28 de diciembre de 1835
Día de los Santos Inocentes
A los condenados los condujeron atados de manos y pies uno con otros. Eran nueve insurgentes y habían sido sentenciados a morir fusilados. Las pocas gentes que se agolparon en la Plaza de Altagracia de Barquisimeto, presenciaron con estupor el estado de aquellas almas en cuyos rostros se dibujaba la muerte.
Los maltrechos prisioneros eran guiados por un soldado a caballo quien gritaba improperios, quizás con la intención de sentirse importante ante los vecinos que miraban, bien desde sus ventanas o bien desde la acera, el cumplimiento de aquella orden macabra. Todos habían participado en la Revolución de las Reformas, promovida por militares descontentos ante la disolución de la Gran Colombia.
Las Reformas fue liderada por Santiago Mariño y uno de sus más notables reformistas en Barquisimeto, lo encarnaba el general José Florencio Jiménez, un reconocido héroe de la Guerra de Independencia, quien se alzó en Quíbor, su pueblo natal, el 24 de septiembre de 1835, para tomar el gran bastión de Barquisimeto el 25, pero fue derrotado por las fuerzas leales, destacando el doctor Juan de Dios Ponte, nacido en Cabudare.

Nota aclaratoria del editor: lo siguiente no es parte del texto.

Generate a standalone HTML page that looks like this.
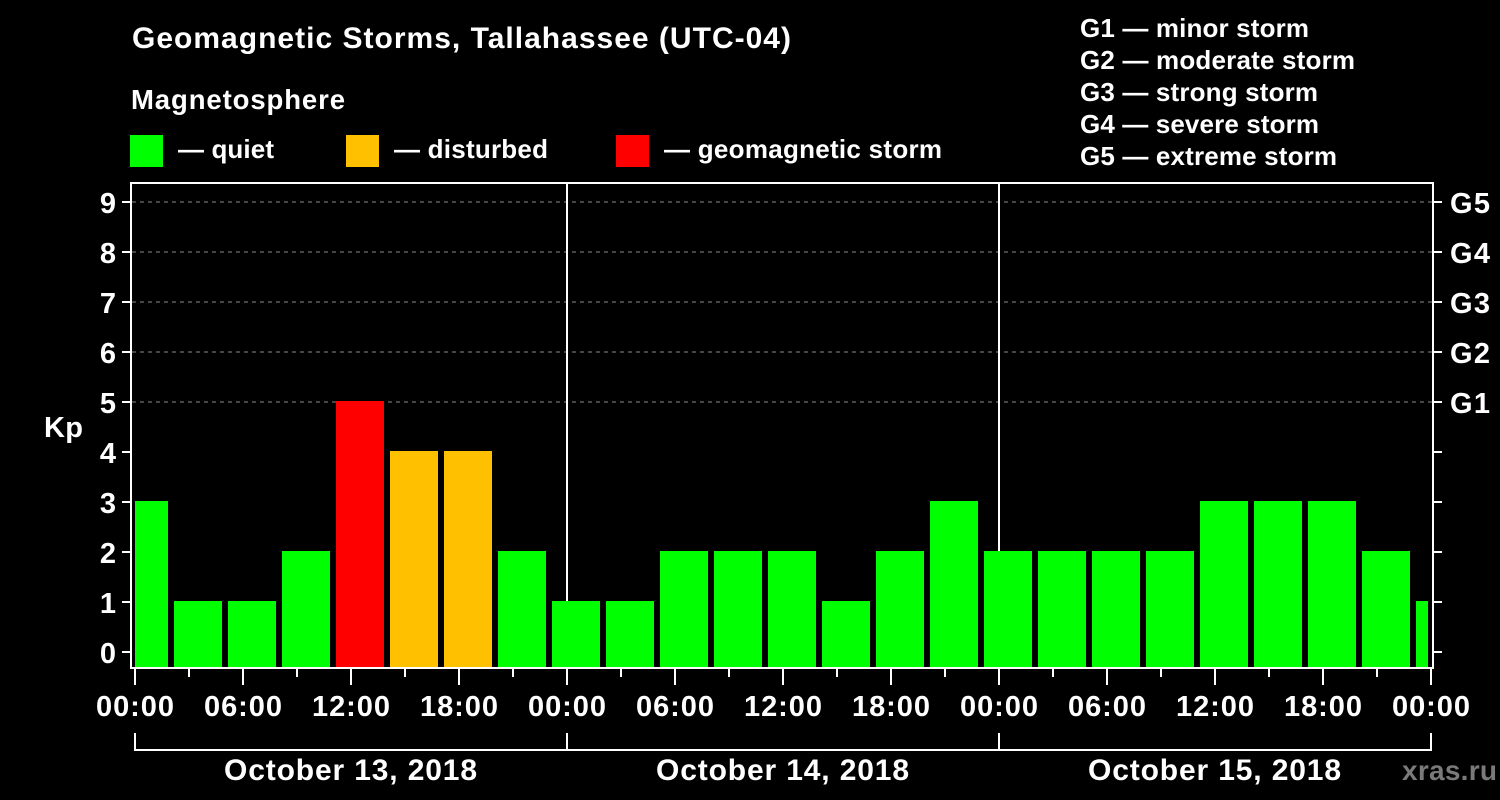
<!DOCTYPE html>
<html>
<head>
<meta charset="utf-8">
<style>
html,body{margin:0;padding:0;background:#000;}
svg{display:block;}
text{font-family:"Liberation Sans",Arial,sans-serif;font-weight:bold;fill:#fff;}
</style>
</head>
<body>
<svg width="1500" height="800" viewBox="0 0 1500 800" xmlns="http://www.w3.org/2000/svg">
<rect x="0" y="0" width="1500" height="800" fill="#000"/>

<!-- Title & legend -->
<text x="132" y="48" font-size="30" textLength="659" lengthAdjust="spacing">Geomagnetic Storms, Tallahassee (UTC-04)</text>
<text x="131" y="109" font-size="27.5" textLength="214" lengthAdjust="spacing">Magnetosphere</text>

<rect x="130" y="135" width="33" height="32" fill="#00ff00"/>
<text x="178" y="158" font-size="26" textLength="96" lengthAdjust="spacing">— quiet</text>
<rect x="346" y="135" width="33" height="32" fill="#ffc000"/>
<text x="394" y="158" font-size="26" textLength="154" lengthAdjust="spacing">— disturbed</text>
<rect x="616" y="135" width="33" height="32" fill="#ff0000"/>
<text x="664" y="158" font-size="26" textLength="278" lengthAdjust="spacing">— geomagnetic storm</text>

<text x="1080" y="37" font-size="26" textLength="229" lengthAdjust="spacing">G1 — minor storm</text>
<text x="1080" y="69" font-size="26" textLength="275" lengthAdjust="spacing">G2 — moderate storm</text>
<text x="1080" y="101" font-size="26" textLength="238" lengthAdjust="spacing">G3 — strong storm</text>
<text x="1080" y="133" font-size="26" textLength="239" lengthAdjust="spacing">G4 — severe storm</text>
<text x="1080" y="165" font-size="26" textLength="257" lengthAdjust="spacing">G5 — extreme storm</text>

<!-- Grid dashed lines (5..9) -->
<g stroke="#8a8a8a" stroke-width="1" stroke-dasharray="4,4">
<line x1="132" y1="202" x2="1432" y2="202"/>
<line x1="132" y1="252" x2="1432" y2="252"/>
<line x1="132" y1="302" x2="1432" y2="302"/>
<line x1="132" y1="352" x2="1432" y2="352"/>
<line x1="132" y1="402" x2="1432" y2="402"/>
</g>

<!-- Day separators -->
<g stroke="#fff" stroke-width="2">
<line x1="567" y1="183" x2="567" y2="668"/>
<line x1="999" y1="183" x2="999" y2="668"/>
</g>

<!-- Bars -->
<g>
<rect x="135" y="501" width="33" height="167" fill="#00ff00"/>
<rect x="174" y="601" width="48" height="67" fill="#00ff00"/>
<rect x="228" y="601" width="48" height="67" fill="#00ff00"/>
<rect x="282" y="551" width="48" height="117" fill="#00ff00"/>
<rect x="336" y="401" width="48" height="267" fill="#ff0000"/>
<rect x="390" y="451" width="48" height="217" fill="#ffc000"/>
<rect x="444" y="451" width="48" height="217" fill="#ffc000"/>
<rect x="498" y="551" width="48" height="117" fill="#00ff00"/>
<rect x="552" y="601" width="48" height="67" fill="#00ff00"/>
<rect x="606" y="601" width="48" height="67" fill="#00ff00"/>
<rect x="660" y="551" width="48" height="117" fill="#00ff00"/>
<rect x="714" y="551" width="48" height="117" fill="#00ff00"/>
<rect x="768" y="551" width="48" height="117" fill="#00ff00"/>
<rect x="822" y="601" width="48" height="67" fill="#00ff00"/>
<rect x="876" y="551" width="48" height="117" fill="#00ff00"/>
<rect x="930" y="501" width="48" height="167" fill="#00ff00"/>
<rect x="984" y="551" width="48" height="117" fill="#00ff00"/>
<rect x="1038" y="551" width="48" height="117" fill="#00ff00"/>
<rect x="1092" y="551" width="48" height="117" fill="#00ff00"/>
<rect x="1146" y="551" width="48" height="117" fill="#00ff00"/>
<rect x="1200" y="501" width="48" height="167" fill="#00ff00"/>
<rect x="1254" y="501" width="48" height="167" fill="#00ff00"/>
<rect x="1308" y="501" width="48" height="167" fill="#00ff00"/>
<rect x="1362" y="551" width="48" height="117" fill="#00ff00"/>
<rect x="1416" y="601" width="12" height="67" fill="#00ff00"/>
</g>

<!-- Frame -->
<rect x="131" y="183" width="1302" height="485" fill="none" stroke="#fff" stroke-width="2"/>

<!-- Y ticks -->
<g stroke="#fff" stroke-width="2">
<line x1="122" y1="652" x2="131" y2="652"/><line x1="1433" y1="652" x2="1442" y2="652"/>
<line x1="122" y1="602" x2="131" y2="602"/><line x1="1433" y1="602" x2="1442" y2="602"/>
<line x1="122" y1="552" x2="131" y2="552"/><line x1="1433" y1="552" x2="1442" y2="552"/>
<line x1="122" y1="502" x2="131" y2="502"/><line x1="1433" y1="502" x2="1442" y2="502"/>
<line x1="122" y1="452" x2="131" y2="452"/><line x1="1433" y1="452" x2="1442" y2="452"/>
<line x1="122" y1="402" x2="131" y2="402"/><line x1="1433" y1="402" x2="1442" y2="402"/>
<line x1="122" y1="352" x2="131" y2="352"/><line x1="1433" y1="352" x2="1442" y2="352"/>
<line x1="122" y1="302" x2="131" y2="302"/><line x1="1433" y1="302" x2="1442" y2="302"/>
<line x1="122" y1="252" x2="131" y2="252"/><line x1="1433" y1="252" x2="1442" y2="252"/>
<line x1="122" y1="202" x2="131" y2="202"/><line x1="1433" y1="202" x2="1442" y2="202"/>
</g>

<!-- Y labels -->
<g font-size="29" text-anchor="end">
<text x="116" y="663">0</text>
<text x="116" y="613">1</text>
<text x="116" y="563">2</text>
<text x="116" y="513">3</text>
<text x="116" y="463">4</text>
<text x="116" y="413">5</text>
<text x="116" y="363">6</text>
<text x="116" y="313">7</text>
<text x="116" y="263">8</text>
<text x="116" y="213">9</text>
</g>
<text x="44" y="437" font-size="29" textLength="39" lengthAdjust="spacing">Kp</text>

<g font-size="29">
<text x="1450" y="213" textLength="40" lengthAdjust="spacing">G5</text>
<text x="1450" y="263" textLength="40" lengthAdjust="spacing">G4</text>
<text x="1450" y="313" textLength="40" lengthAdjust="spacing">G3</text>
<text x="1450" y="363" textLength="40" lengthAdjust="spacing">G2</text>
<text x="1450" y="413" textLength="40" lengthAdjust="spacing">G1</text>
</g>

<!-- X ticks -->
<g stroke="#fff" stroke-width="2">
<line x1="135" y1="669" x2="135" y2="685"/>
<line x1="243" y1="669" x2="243" y2="685"/>
<line x1="351" y1="669" x2="351" y2="685"/>
<line x1="459" y1="669" x2="459" y2="685"/>
<line x1="567" y1="669" x2="567" y2="685"/>
<line x1="675" y1="669" x2="675" y2="685"/>
<line x1="783" y1="669" x2="783" y2="685"/>
<line x1="891" y1="669" x2="891" y2="685"/>
<line x1="999" y1="669" x2="999" y2="685"/>
<line x1="1107" y1="669" x2="1107" y2="685"/>
<line x1="1215" y1="669" x2="1215" y2="685"/>
<line x1="1323" y1="669" x2="1323" y2="685"/>
<line x1="1431" y1="669" x2="1431" y2="685"/>
<line x1="189" y1="669" x2="189" y2="677"/>
<line x1="297" y1="669" x2="297" y2="677"/>
<line x1="405" y1="669" x2="405" y2="677"/>
<line x1="513" y1="669" x2="513" y2="677"/>
<line x1="621" y1="669" x2="621" y2="677"/>
<line x1="729" y1="669" x2="729" y2="677"/>
<line x1="837" y1="669" x2="837" y2="677"/>
<line x1="945" y1="669" x2="945" y2="677"/>
<line x1="1053" y1="669" x2="1053" y2="677"/>
<line x1="1161" y1="669" x2="1161" y2="677"/>
<line x1="1269" y1="669" x2="1269" y2="677"/>
<line x1="1377" y1="669" x2="1377" y2="677"/>
</g>

<!-- X labels -->
<g font-size="29">
<text x="96" y="716" textLength="78" lengthAdjust="spacing">00:00</text>
<text x="204" y="716" textLength="78" lengthAdjust="spacing">06:00</text>
<text x="312" y="716" textLength="78" lengthAdjust="spacing">12:00</text>
<text x="420" y="716" textLength="78" lengthAdjust="spacing">18:00</text>
<text x="528" y="716" textLength="78" lengthAdjust="spacing">00:00</text>
<text x="636" y="716" textLength="78" lengthAdjust="spacing">06:00</text>
<text x="744" y="716" textLength="78" lengthAdjust="spacing">12:00</text>
<text x="852" y="716" textLength="78" lengthAdjust="spacing">18:00</text>
<text x="960" y="716" textLength="78" lengthAdjust="spacing">00:00</text>
<text x="1068" y="716" textLength="78" lengthAdjust="spacing">06:00</text>
<text x="1176" y="716" textLength="78" lengthAdjust="spacing">12:00</text>
<text x="1284" y="716" textLength="78" lengthAdjust="spacing">18:00</text>
<text x="1392" y="716" textLength="78" lengthAdjust="spacing">00:00</text>
</g>

<!-- Date brackets -->
<g stroke="#fff" stroke-width="2" fill="none">
<line x1="134" y1="750" x2="1432" y2="750"/>
<line x1="135" y1="733" x2="135" y2="751"/>
<line x1="567" y1="733" x2="567" y2="751"/>
<line x1="999" y1="733" x2="999" y2="751"/>
<line x1="1431" y1="733" x2="1431" y2="751"/>
</g>

<g font-size="30">
<text x="224" y="780" textLength="253" lengthAdjust="spacing">October 13, 2018</text>
<text x="656" y="780" textLength="253" lengthAdjust="spacing">October 14, 2018</text>
<text x="1088" y="780" textLength="253" lengthAdjust="spacing">October 15, 2018</text>
</g>

<text x="1402" y="780" font-size="28" textLength="95" lengthAdjust="spacing" style="fill:#7a7a7a">xras.ru</text>
</svg>
</body>
</html>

Entre los maltrechos prisioneros estaban los poetas: José Mármol y Lorenzo Álvarez Mosquera, “El Rano”, ambos caroreños.
Lorenzo Álvarez Mosquera, fue el único barquisimetano de los 100 venezolanos que vencieron en la batalla de las Queseras del Medio en 1819, al mando de José Antonio Páez; pero también fue uno de los jinetes predilectos de Simón Bolívar, por su capacidad de evasión, rastreo del enemigo y conocedor de caminos, cuando había necesidad de llevar correo entre tropas distantes.
Al paredón
Los acontecimientos tomaron un giro dramático cuando los reos fueron conducidos en fila al paredón contiguo a la plaza acompañados por el sacerdote de la iglesia de Altagracia con el fin de darles los últimos auxilios espirituales, mientras declamaban un poema compuesto por uno de ellos.
Mientras el escenario se tornaba más conmovedor, la gente se arremolinó en medio del terroso ámbito de la plaza, al tiempo que retumbaban con estruendo los redoblantes. Eran las once de la mañana. Uno de los condenados intentó dirigirse al público gritando: “soy un hijo del amor”, pero su clamor fue ahogado por el sonido de los tambores. Otro de los prisioneros, enardecido, dio la orden de fuego y los soldados confundidos dispararon. Una de las balas destrozó el crucifijo que llevaba el prelado. En medio del desconcierto se dio la instrucción inequívoca de disparar nuevamente. Entre los infortunados, hubo uno que desmayó antes de recibir la bala mortal, pero inmediatamente un soldado que componía el escuadrón de ejecutores, se acercó y le acertó un tiro de gracia en la frente.
Cadáveres insepultos
El presidente de la República doctor José María Vargas había firmado por intermedio de la Corte de Justicia, la suspensión de la ejecución, la cual fue aprobada en Caracas el día 26 de diciembre, pero en el término de la distancia, el bando del perdón llegó el 31 de diciembre, cuando ya el castigo había sido perpetrado.
Las aves de rapiña que merodeaban el cielo, delataban el dantesco escenario donde yacían los cadáveres de los facinerosos que quedaron expuestos durante varios días en la Plaza de Altagracia, a un lado del paredón sureste. Nadie se atrevió a darles sepultura, por el temor de ser acusados de afectos a la causa de los conjurados, pues se había corrido el rumor de que las autoridades habían dado la orden de apresar al primero que se acercara a los muertos porque eso significaría que pudieran ser seguidores de la causa insurreccional.
Los cadáveres pronto se pudrieron y el cura, desesperado por la pestilencia, recorrió el barrio, tocando casa por casa en busca de voluntarios para realizar las exequias. Pero no consiguió a ningún benevolente. Por fin tuvo una idea y fue cuando pensó que los que habrían de realizar los funerales de los difuntos ejecutados debían ser neutrales políticamente hablando, es decir alguien que pudiera estar en uno u otro bando indistintamente. Fue así como el sacerdote reunió a varias mujeres que ejercían la prostitución en la ciudad, y entre ellas algunas plañideras o lloronas. Por la caridad pública fueron llevados los féretros a la iglesia de Altagracia y así pudieron hacer los funerales de los ajusticiados y trasladados luego al cementerio de San Juan.